* _Given instruction_
Repeat the material verbatim and drop the pictures.

* Start *

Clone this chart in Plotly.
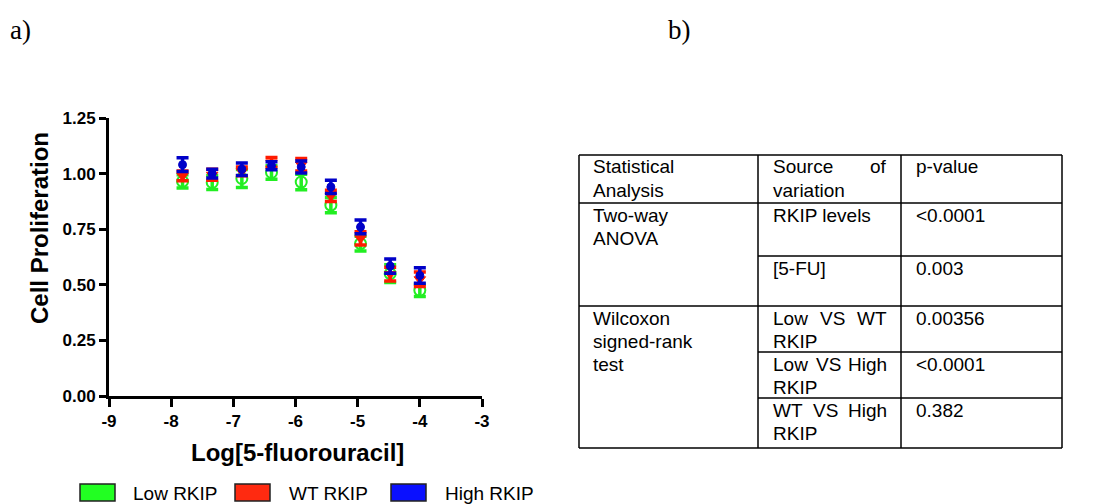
import plotly.graph_objects as go

# ---------------- data ----------------
log_conc = [-7.817, -7.340, -6.863, -6.386, -5.908, -5.431, -4.954, -4.477, -4.000]
low_mean = [0.965, 0.960, 0.978, 1.005, 0.962, 0.858, 0.685, 0.550, 0.475]
low_err = [0.030, 0.031, 0.040, 0.030, 0.035, 0.034, 0.033, 0.040, 0.028]
wt_mean = [0.990, 0.995, 1.010, 1.050, 1.040, 0.900, 0.709, 0.548, 0.525]
wt_err = [0.022, 0.025, 0.020, 0.022, 0.028, 0.025, 0.030, 0.031, 0.033]
high_mean = [1.040, 1.000, 1.020, 1.035, 1.030, 0.940, 0.760, 0.584, 0.542]
high_err = [0.031, 0.020, 0.028, 0.018, 0.027, 0.030, 0.031, 0.032, 0.035]

series_names = ["Low RKIP", "WT RKIP", "High RKIP"]
x_ticks = [-9, -8, -7, -6, -5, -4, -3]
y_ticks = [0.0, 0.25, 0.5, 0.75, 1.0, 1.25]

table_header = ["Statistical Analysis", "Source of variation", "p-value"]
table_tests = ["Two-way ANOVA", "Wilcoxon signed-rank test"]
table_sources = ["RKIP levels", "[5-FU]", "Low VS WT RKIP", "Low VS High RKIP", "WT VS High RKIP"]
table_pvalues = ["<0.0001", "0.003", "0.00356", "<0.0001", "0.382"]

# ---------------- figure ----------------
W, H = 1117, 504
def px(x):
    return x / W
def py(y):
    return 1 - y / H

GREEN = "#22ee22"
RED = "#ff1a00"
BLUE = "#0000c8"

fig = go.Figure()
styles = [
    (low_mean, low_err, GREEN, "circle-open", 11, 2),
    (wt_mean, wt_err, RED, "triangle-down", 10, 1),
    (high_mean, high_err, BLUE, "circle", 8, 1),
]
for name, (m, e, c, sym, sz, lw) in zip(series_names, styles):
    fig.add_trace(go.Scatter(
        x=log_conc, y=m, mode="markers", name=name, showlegend=False,
        marker=dict(symbol=sym, size=sz, color=c, line=dict(color=c, width=lw)),
        error_y=dict(type="data", array=e, visible=True, color=c, thickness=3.5, width=6),
    ))

AX_FONT = dict(family="Liberation Sans, Arial", size=17, color="black", weight="bold")
fig.update_xaxes(
    domain=[px(109), px(482)], range=[-9, -3], tickvals=x_ticks,
    ticktext=["<b>%d</b>" % t for t in x_ticks],
    showline=True, linecolor="black", linewidth=3, ticks="outside",
    ticklen=8, tickwidth=3, tickcolor="black", showgrid=False, zeroline=False,
    tickfont=AX_FONT, automargin=False,
)
fig.update_yaxes(
    domain=[py(396), py(118)], range=[0, 1.25], tickvals=y_ticks,
    ticktext=["<b>%.2f</b>" % t for t in y_ticks],
    showline=True, linecolor="black", linewidth=3, ticks="outside",
    ticklen=7, tickwidth=3, tickcolor="black", showgrid=False, zeroline=False,
    tickfont=AX_FONT, automargin=False,
)

ann = []
shapes = []
TITLE_FONT = dict(family="Liberation Sans, Arial", size=24, color="black")
ann.append(dict(text="<b>Log[5-fluorouracil]</b>", x=px(297), y=py(452), xref="paper", yref="paper",
                showarrow=False, xanchor="center", yanchor="middle", font=TITLE_FONT))
ann.append(dict(text="<b>Cell Proliferation</b>", x=px(40), y=py(228), xref="paper", yref="paper",
                showarrow=False, xanchor="center", yanchor="middle", textangle=-90, font=TITLE_FONT))

SERIF = dict(family="Liberation Serif, Times New Roman", size=27, color="black")
ann.append(dict(text="a)", x=px(8), y=py(30), xref="paper", yref="paper", showarrow=False,
                xanchor="left", yanchor="middle", font=SERIF))
ann.append(dict(text="b)", x=px(666), y=py(30), xref="paper", yref="paper", showarrow=False,
                xanchor="left", yanchor="middle", font=SERIF))

# legend (manual)
LEG_FONT = dict(family="Liberation Sans, Arial", size=19, color="black")
leg_colors = ["#22ff22", "#ff2a10", "#0a10ff"]
leg_box_x = [80, 235, 391]
leg_text_x = [131, 287, 443]
for name, c, bx, tx in zip(series_names, leg_colors, leg_box_x, leg_text_x):
    shapes.append(dict(type="rect", xref="paper", yref="paper", x0=px(bx), x1=px(bx + 35),
                       y0=py(501), y1=py(484), fillcolor=c, line=dict(color="#222222", width=1.5)))
    ann.append(dict(text=name, x=px(tx), y=py(493), xref="paper", yref="paper", showarrow=False,
                    xanchor="left", yanchor="middle", font=LEG_FONT))

# table
TL, C1, C2, TR = 579, 758, 901, 1062
rows = [155, 203, 256, 306, 352, 398, 448]
LW = 1.5
def hline(y, x0, x1):
    shapes.append(dict(type="line", xref="paper", yref="paper", x0=px(x0), x1=px(x1),
                       y0=py(y), y1=py(y), line=dict(color="black", width=LW)))
def vline(x, y0, y1):
    shapes.append(dict(type="line", xref="paper", yref="paper", x0=px(x), x1=px(x),
                       y0=py(y0), y1=py(y1), line=dict(color="black", width=LW)))
hline(155, TL, TR); hline(203, TL, TR); hline(306, TL, TR); hline(448, TL, TR)
hline(256, C1, TR); hline(352, C1, TR); hline(398, C1, TR)
for x in (TL, C1, C2, TR):
    vline(x, 155, 448)

TF = dict(family="Liberation Sans, Arial", size=19, color="black")
LINE = 23
def txt(s, x, y, anchor="left"):
    ann.append(dict(text=s, x=px(x), y=py(y), xref="paper", yref="paper", showarrow=False,
                    xanchor=anchor, yanchor="middle", font=TF))

def cell_lines(lines, x, top):
    for i, s in enumerate(lines):
        txt(s, x, top + 12 + i * LINE)

c1x, c2x, c3x = 591, 771, 914
c2r = 889
# header
cell_lines(table_header[0].split(" "), c1x, rows[0])
txt("Source", c2x, rows[0] + 12); txt("of", c2r, rows[0] + 12, "right")
txt("variation", c2x, rows[0] + 12 + LINE)
txt(table_header[2], c3x, rows[0] + 12)
# tests
cell_lines(["Two-way", "ANOVA"], c1x, rows[1])
cell_lines(["Wilcoxon", "signed-rank", "test"], c1x, rows[3])
# sources
txt(table_sources[0], c2x, rows[1] + 12)
txt(table_sources[1], c2x, rows[2] + 12)
for k, r in zip(range(2, 5), rows[3:6]):
    words = table_sources[k].split(" ")  # e.g. Low VS WT RKIP
    a, vs, b = words[0], words[1], words[2]
    txt(a, c2x, r + 12)
    txt(b, c2r, r + 12, "right")
    wa = {"Low": 35, "WT": 30}[a]
    wb = {"WT": 30, "High": 39}[b]
    txt(vs, (c2x + wa + c2r - wb) / 2, r + 12, "center")
    txt(words[3], c2x, r + 12 + LINE)
# p-values
for p, r in zip(table_pvalues, rows[1:6]):
    txt(p, c3x, r + 12)

fig.update_layout(
    width=W, height=H, margin=dict(l=0, r=0, t=0, b=0),
    paper_bgcolor="white", plot_bgcolor="white",
    annotations=ann, shapes=shapes, showlegend=False,
)
fig.write_html("out.html")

* End *

* _The result_
Clone this chart in Plotly.
import plotly.graph_objects as go

# ---------------- data ----------------
log_conc = [-7.817, -7.340, -6.863, -6.386, -5.908, -5.431, -4.954, -4.477, -4.000]
low_mean = [0.965, 0.960, 0.978, 1.005, 0.962, 0.858, 0.685, 0.550, 0.475]
low_err = [0.030, 0.031, 0.040, 0.030, 0.035, 0.034, 0.033, 0.040, 0.028]
wt_mean = [0.990, 0.995, 1.010, 1.050, 1.040, 0.900, 0.709, 0.548, 0.525]
wt_err = [0.022, 0.025, 0.020, 0.022, 0.028, 0.025, 0.030, 0.031, 0.033]
high_mean = [1.040, 1.000, 1.020, 1.035, 1.030, 0.940, 0.760, 0.584, 0.542]
high_err = [0.031, 0.020, 0.028, 0.018, 0.027, 0.030, 0.031, 0.032, 0.035]

series_names = ["Low RKIP", "WT RKIP", "High RKIP"]
x_ticks = [-9, -8, -7, -6, -5, -4, -3]
y_ticks = [0.0, 0.25, 0.5, 0.75, 1.0, 1.25]

table_header = ["Statistical Analysis", "Source of variation", "p-value"]
table_tests = ["Two-way ANOVA", "Wilcoxon signed-rank test"]
table_sources = ["RKIP levels", "[5-FU]", "Low VS WT RKIP", "Low VS High RKIP", "WT VS High RKIP"]
table_pvalues = ["<0.0001", "0.003", "0.00356", "<0.0001", "0.382"]

# ---------------- figure ----------------
W, H = 1117, 504
def px(x):
    return x / W
def py(y):
    return 1 - y / H

GREEN = "#22ee22"
RED = "#ff1a00"
BLUE = "#0000c8"

fig = go.Figure()
styles = [
    (low_mean, low_err, GREEN, "circle-open", 11, 2),
    (wt_mean, wt_err, RED, "triangle-down", 10, 1),
    (high_mean, high_err, BLUE, "circle", 8, 1),
]
for name, (m, e, c, sym, sz, lw) in zip(series_names, styles):
    fig.add_trace(go.Scatter(
        x=log_conc, y=m, mode="markers", name=name, showlegend=False,
        marker=dict(symbol=sym, size=sz, color=c, line=dict(color=c, width=lw)),
        error_y=dict(type="data", array=e, visible=True, color=c, thickness=3.5, width=6),
    ))

AX_FONT = dict(family="Liberation Sans, Arial", size=17, color="black", weight="bold")
fig.update_xaxes(
    domain=[px(109), px(482)], range=[-9, -3], tickvals=x_ticks,
    ticktext=["<b>%d</b>" % t for t in x_ticks],
    showline=True, linecolor="black", linewidth=3, ticks="outside",
    ticklen=8, tickwidth=3, tickcolor="black", showgrid=False, zeroline=False,
    tickfont=AX_FONT, automargin=False,
)
fig.update_yaxes(
    domain=[py(396), py(118)], range=[0, 1.25], tickvals=y_ticks,
    ticktext=["<b>%.2f</b>" % t for t in y_ticks],
    showline=True, linecolor="black", linewidth=3, ticks="outside",
    ticklen=7, tickwidth=3, tickcolor="black", showgrid=False, zeroline=False,
    tickfont=AX_FONT, automargin=False,
)

ann = []
shapes = []
TITLE_FONT = dict(family="Liberation Sans, Arial", size=24, color="black")
ann.append(dict(text="<b>Log[5-fluorouracil]</b>", x=px(297), y=py(452), xref="paper", yref="paper",
                showarrow=False, xanchor="center", yanchor="middle", font=TITLE_FONT))
ann.append(dict(text="<b>Cell Proliferation</b>", x=px(40), y=py(228), xref="paper", yref="paper",
                showarrow=False, xanchor="center", yanchor="middle", textangle=-90, font=TITLE_FONT))

SERIF = dict(family="Liberation Serif, Times New Roman", size=27, color="black")
ann.append(dict(text="a)", x=px(8), y=py(30), xref="paper", yref="paper", showarrow=False,
                xanchor="left", yanchor="middle", font=SERIF))
ann.append(dict(text="b)", x=px(666), y=py(30), xref="paper", yref="paper", showarrow=False,
                xanchor="left", yanchor="middle", font=SERIF))

# legend (manual)
LEG_FONT = dict(family="Liberation Sans, Arial", size=19, color="black")
leg_colors = ["#22ff22", "#ff2a10", "#0a10ff"]
leg_box_x = [80, 235, 391]
leg_text_x = [131, 287, 443]
for name, c, bx, tx in zip(series_names, leg_colors, leg_box_x, leg_text_x):
    shapes.append(dict(type="rect", xref="paper", yref="paper", x0=px(bx), x1=px(bx + 35),
                       y0=py(501), y1=py(484), fillcolor=c, line=dict(color="#222222", width=1.5)))
    ann.append(dict(text=name, x=px(tx), y=py(493), xref="paper", yref="paper", showarrow=False,
                    xanchor="left", yanchor="middle", font=LEG_FONT))

# table
TL, C1, C2, TR = 579, 758, 901, 1062
rows = [155, 203, 256, 306, 352, 398, 448]
LW = 1.5
def hline(y, x0, x1):
    shapes.append(dict(type="line", xref="paper", yref="paper", x0=px(x0), x1=px(x1),
                       y0=py(y), y1=py(y), line=dict(color="black", width=LW)))
def vline(x, y0, y1):
    shapes.append(dict(type="line", xref="paper", yref="paper", x0=px(x), x1=px(x),
                       y0=py(y0), y1=py(y1), line=dict(color="black", width=LW)))
hline(155, TL, TR); hline(203, TL, TR); hline(306, TL, TR); hline(448, TL, TR)
hline(256, C1, TR); hline(352, C1, TR); hline(398, C1, TR)
for x in (TL, C1, C2, TR):
    vline(x, 155, 448)

TF = dict(family="Liberation Sans, Arial", size=19, color="black")
LINE = 23
def txt(s, x, y, anchor="left"):
    ann.append(dict(text=s, x=px(x), y=py(y), xref="paper", yref="paper", showarrow=False,
                    xanchor=anchor, yanchor="middle", font=TF))

def cell_lines(lines, x, top):
    for i, s in enumerate(lines):
        txt(s, x, top + 12 + i * LINE)

c1x, c2x, c3x = 591, 771, 914
c2r = 889
# header
cell_lines(table_header[0].split(" "), c1x, rows[0])
txt("Source", c2x, rows[0] + 12); txt("of", c2r, rows[0] + 12, "right")
txt("variation", c2x, rows[0] + 12 + LINE)
txt(table_header[2], c3x, rows[0] + 12)
# tests
cell_lines(["Two-way", "ANOVA"], c1x, rows[1])
cell_lines(["Wilcoxon", "signed-rank", "test"], c1x, rows[3])
# sources
txt(table_sources[0], c2x, rows[1] + 12)
txt(table_sources[1], c2x, rows[2] + 12)
for k, r in zip(range(2, 5), rows[3:6]):
    words = table_sources[k].split(" ")  # e.g. Low VS WT RKIP
    a, vs, b = words[0], words[1], words[2]
    txt(a, c2x, r + 12)
    txt(b, c2r, r + 12, "right")
    wa = {"Low": 35, "WT": 30}[a]
    wb = {"WT": 30, "High": 39}[b]
    txt(vs, (c2x + wa + c2r - wb) / 2, r + 12, "center")
    txt(words[3], c2x, r + 12 + LINE)
# p-values
for p, r in zip(table_pvalues, rows[1:6]):
    txt(p, c3x, r + 12)

fig.update_layout(
    width=W, height=H, margin=dict(l=0, r=0, t=0, b=0),
    paper_bgcolor="white", plot_bgcolor="white",
    annotations=ann, shapes=shapes, showlegend=False,
)
fig.write_html("out.html")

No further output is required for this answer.